Material provided:
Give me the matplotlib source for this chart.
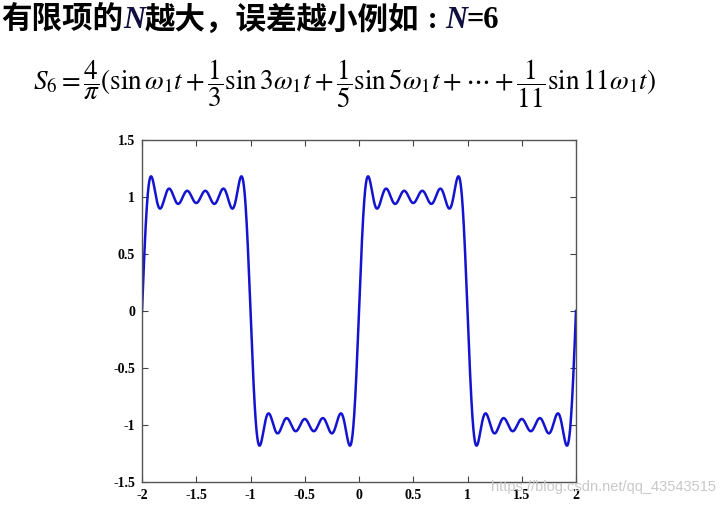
import numpy as np
import matplotlib
matplotlib.use("Agg")
import matplotlib.pyplot as plt

# ---- data ----
harmonics = [1, 3, 5, 7, 9, 11]              # odd harmonics used in S_6
coeffs = [1, 1/3, 1/5, 1/7, 1/9, 1/11]       # amplitudes of each sine term
gain = 4 / np.pi
omega1 = np.pi                                # fundamental (period = 2)
x_ticks = [-2, -1.5, -1, -0.5, 0, 0.5, 1, 1.5, 2]
x_labels = ["-2", "-1.5", "-1", "-0.5", "0", "0.5", "1", "1.5", "2"]
y_ticks = [-1.5, -1, -0.5, 0, 0.5, 1, 1.5]
y_labels = ["-1.5", "-1", "-0.5", "0", "0.5", "1", "1.5"]

t = np.linspace(-2, 2, 3000)
s6 = gain * sum(c * np.sin(k * omega1 * t) for k, c in zip(harmonics, coeffs))

plt.rcParams['mathtext.fontset'] = 'stix'
fig = plt.figure(figsize=(7.26, 5.05), dpi=100)
ax = fig.add_axes([142/726, 23/505, 434/726, 342/505])
ax.plot(t, s6, color='#1414d0', lw=1.8)
ax.set_xlim(-2, 2)
ax.set_ylim(-1.5, 1.5)
ax.set_xticks(x_ticks)
ax.set_xticklabels(x_labels)
ax.set_yticks(y_ticks)
ax.set_yticklabels(y_labels)
ax.tick_params(direction='in', length=4, width=0.8, top=True, right=True,
               colors='#444444', labelcolor='black', pad=5)
for lab in ax.get_xticklabels() + ax.get_yticklabels():
    lab.set_fontfamily('Liberation Serif')
    lab.set_fontweight('bold')
    lab.set_fontsize(10)
for sp in ax.spines.values():
    sp.set_color('#555555')
    sp.set_linewidth(1.0)

# ---- title line with mixed fonts ----
renderer = fig.canvas.get_renderer()
pieces = [
    ("有限项的", dict(family=['Noto Sans CJK SC'], weight='bold', color='black')),
    ("N", dict(family=['Liberation Serif'], weight='bold', style='italic', color='#101040')),
    ("越大，误差越小例如", dict(family=['Noto Sans CJK SC'], weight='bold', color='black')),
    (" : ", dict(family=['Liberation Serif'], weight='bold', color='black')),
    ("N", dict(family=['Liberation Serif'], weight='bold', style='italic', color='#101040')),
    ("=6", dict(family=['Liberation Serif'], weight='bold', color='black')),
]
x0 = 1
for txt, kw in pieces:
    tt = fig.text(x0 / 726, 1 - 20 / 505, txt, fontsize=22, va='center', ha='left', **kw)
    bb = tt.get_window_extent(renderer=renderer)
    x0 = bb.x1

formula = (r'$S_6=\dfrac{4}{\pi}(\mathrm{sin}\,\omega_1 t+\dfrac{1}{3}\mathrm{sin}\,3\omega_1 t'
           r'+\dfrac{1}{5}\mathrm{sin}\,5\omega_1 t+\cdots+\dfrac{1}{11}\mathrm{sin}\,11\omega_1 t)$')
fig.text(33 / 726, 1 - 84 / 505, formula, fontsize=19.5, va='center', ha='left')

fig.text(716 / 726, 1 - 487 / 505, "https://blog.csdn.net/qq_43543515",
         fontsize=10.5, family='Liberation Sans', color='#c8c8c8', ha='right', va='center')

fig.savefig("out.png", dpi=100)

Objective:
Up to and including the line with "import matplotlib.pyplot as plt", copy the data above from its first line. Skip pictures.

Answer below:
Give me the matplotlib source for this chart.
import numpy as np
import matplotlib
matplotlib.use("Agg")
import matplotlib.pyplot as plt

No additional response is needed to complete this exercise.